- Born: March 31, 1938
- Died: November 22, 2012 (aged 74)
- Awards: Member of the Rock and Roll Hall of Fame

= Frank Barsalona =

Frank Barsalona (March 31, 1938 - November 22, 2012) was an American talent agent and founder of the first major rock and roll booking agency in the United States.

==Career==
Barsalona started out in the mail room at GAC, a New York-based talent agency, and became the company's youngest agent. In 1964, Barsalona founded Premier Talent Agency (sold to William Morris Agency in 2002) which was the first booking agency to focus on rock performers. At Premier, Barsalona encouraged young, enthusiastic promoters around the country to present emerging artists at their local venues which created the foundation of the modern-day concert touring business. The promoters Barsalona mentored and worked with became some of the most powerful promoters in the industry, and still are today. The roster of artists at Premier Talent numbered in the hundreds and included Bruce Springsteen & the E Street Band, U2, The Who, Led Zeppelin, The Yardbirds, Jimi Hendrix, Bon Jovi, Santana, Jethro Tull, Peter Frampton, Humble Pie, Van Halen, Herman's Hermits, Tom Petty and the Heartbreakers, The J. Geils Band, Black Sabbath, Yes, Talking Heads, The B-52's, Eurythmics, The Pretenders, Cyndi Lauper, Keith Richards, Jeff Beck, Sex Pistols, Skid Row, Journey, Earth, Wind & Fire, Emerson, Lake & Palmer, Foghat, Traffic, Fleetwood Mac, and Grand Funk Railroad, among many others. Barsalona was also a part owner in various radio stations in the Northeast, and part owner and president of the Philadelphia Fury soccer team (1977–1980).

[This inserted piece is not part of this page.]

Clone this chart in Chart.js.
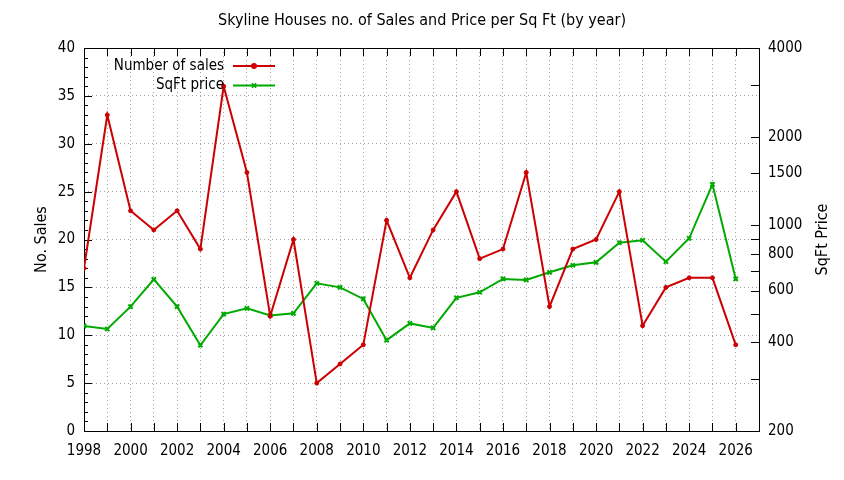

Rock journalist Dave Marsh wrote, "Frank Barsalona had a vision: acts and promoters and record companies working in coordination to build careers. Rock performers now had an economic base outside of the record companies, they had the time and money and facilities to upgrade the quality of their shows."

Barsalona was a founding member and board member of the Rock and Roll Hall of Fame and was inducted into the Hall of Fame in the Non-Performer category in 2005 and received the Lifetime Achievement Award. He is the only agent to have been inducted into the Hall of Fame to date. Among other industry and humanitarian awards, Frank received the Billboard Legend of Live Award for lifetime achievement, Performance Touring Hall of Fame Award, and the Nordoff-Robbins Foundation Silver Clef Award which was presented to him by Bono and Bruce Springsteen, with Pete Townshend congratulating his old friend and telling stories via video.

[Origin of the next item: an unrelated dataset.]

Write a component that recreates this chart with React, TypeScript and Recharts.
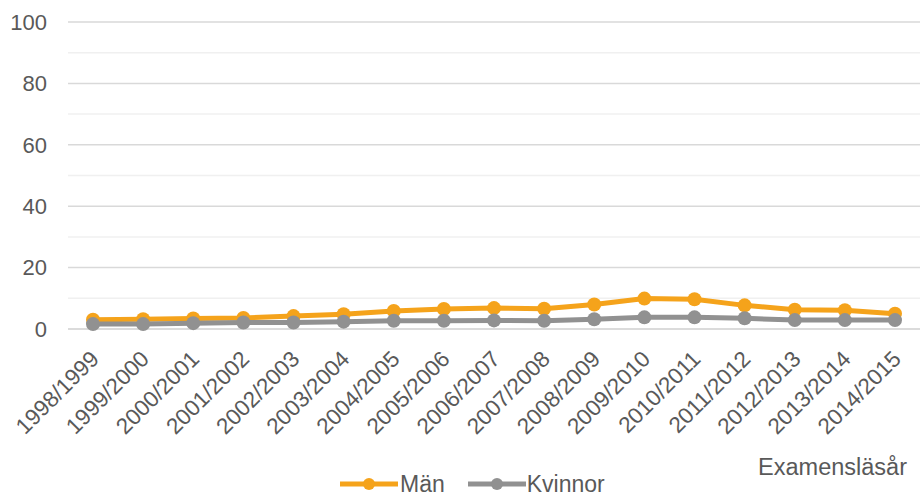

After Barsolona's death, his daughter Nicole hosted a memorial celebration to honor his life on April 25, 2013, in New York, bringing together music industry leaders from around the world. Billboard magazine's exclusive coverage described the event: "The room was packed with legends, among them famed E Street Band guitarist Steve Van Zandt, Team Springsteen players Barry Bell and Barbara Carr, and a wealth of promoters, signifying Barsalona's influence in bringing order and legitimacy to that sector. Promoters in the house included Seth Hurwitz (I.M.P.), Gregg Perloff (Another Planet), Jules Belkin (Belkin Productions), Danny Zelisko (DZP), John Scher (Metropolitan Talent), Debra Rathwell (AEG Live) and leading Japanese promoter Mr. Udo, Udo Artists. Among those offering up stories on Barsalona were music journalist Dave Marsh, famed Philadelphia promoter Larry Magid, U2 manager Paul McGuinness, CAA managing partner Rob Light, British manager Peter Rudge, legendary New York promoter Ron Delsener, Canadian promoter Donald K. Donald, Joel Peresman of the Rock and Roll Hall of Fame, Boston promoter Don Law, artists Bono and Pete Townshend (via video)."

===Personal life===
Born and raised on Staten Island, Barsalona began supporting his family at age nine by traveling around the country yodeling with a country and western act known as Rosalie Allen's Touring All-Stars. He attended and put himself through Wagner College and St. John's University.

Known for his honesty, integrity, and warmth, Barsalona was once told by British agent Harold Davison that he wouldn't survive in the industry because he was too honest. Proving him wrong, Barsalona became known as one of the most honest and successful professionals in the industry to date.

His wife, June Barsalona (maiden name Harris), worked as a features and news editor within the London Daily Mirror Group and conducted the first interview in the UK with The Beatles for Disc magazine. June acted as an American correspondent for all of the London Daily Mirror Group's music publications and conducted interviews with The Who, The Rolling Stones, Dick Clark, Nat King Cole, Roy Orbison, and many others. In 1968, June went to work for Atlantic Records to launch the debut Led Zeppelin campaign. June stayed on to handle international public relations for Atlantic where she worked with artists like Cream, The Rascals, and others. Frank and June met through their work in the industry and were married for 46 years. Frank was survived by June and their only daughter, Nicole Barsalona.